The Future of Jesus in Asia

The brand of Christianity that is making headway in Asia—among animists, Buddhists and Muslims alike—is the old-fashioned, classic version that worships its founder as none less than God in human form. This is the only version of Christianity with the power, the grace and the finality to meet the needs, and claim the costly allegiance, of people around the world. There is simply no future for the innocuous alternative Jesus of the religious pluralists.

John Hick, perhaps the highest-profile of today’s religious pluralists, has written: “If Jesus was literally God incarnate, the second Person of the holy Trinity living a human life, so that the Christian religion was founded by God-on-earth in person, it is then very hard to escape from the traditional view that all mankind must be converted to the Christian faith.” Christian missionaries agree. But Hick himself has drawn a quite different inference. He has been on a career-long campaign to downgrade the deity of Christ to a myth growing out of the hyperbolic “love language” of the early church for its leader.

Some people believe that Christianity would be the better for shedding such an arrogant and intolerant view of its founder. They are confident that Christianity could carry on quite well without this now-obsolete and offensive doctrine of the divinity of Jesus Christ. My recent trip to Asia has convinced me otherwise. Here’s why.

In Malaysian Borneo I spent some evenings talking with the Christian children of former head-hunting animists. They told me how their parents lived in perpetual terror of the spirit-world, afraid of ghosts and the darkness of the night-time jungle, crippled by irrational superstitions, and plastering themselves with amulets to ward off the evil forces inhabiting the trees, rocks and birds all around them. These people eagerly embraced Christianity because they understood Jesus Christ to be “king of kings”—more powerful than all the forces that previously intimidated them.
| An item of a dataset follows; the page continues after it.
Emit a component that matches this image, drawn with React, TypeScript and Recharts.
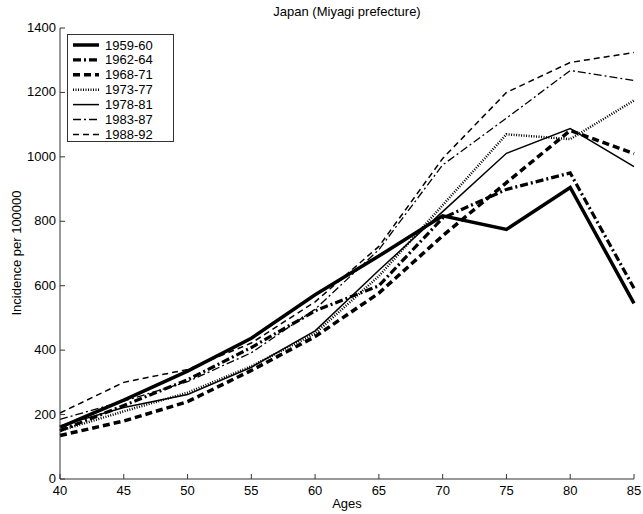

The merely-human Jesus of the liberal Jesus Seminar has nothing to offer them.

I also met Chinese Christians in Brunei and Malaysia who grew up in Buddhist families, and once worshipped the family idols themselves. But they found in Jesus Christ a way of escape from the exacting and unrelenting principle of karma. Instead of having personally to pay for every violation of the moral law of the universe, they now claim the “‘alien righteousness” of the perfect Son of God for all their sins. They bask in the freedom of their fully-forgiven status in Christ. They understand that the adequacy of Jesus Christ’s death on the cross for the sins of the world rests on the deity, and infinite value, of the one who died for them.

Flying home from Hong Kong I sat next to a Muslim from Delhi who shuttles between high-tech jobs in his native India and southern California. He explained to me his conviction that Islam was the fulfillment of the long, historic development of Western monotheism. This great Western tradition of revelation built upon the foundations laid by Abraham, Moses and Jesus, but found its completion in the ultimate revelation provided through Muhammad. For him, Jesus was indeed a great prophet, but Muhammad was superior. I tried to explain our Christian conviction that Jesus is actually the culmination of the history of revelation, because he is God in human form. Even Muhammad cannot trump that. My Muslim traveling companion would have none of this, of course, but I deplaned in Los Angeles with a deepened appreciation for the essential link between the deity of Christ and the historic finality of our faith.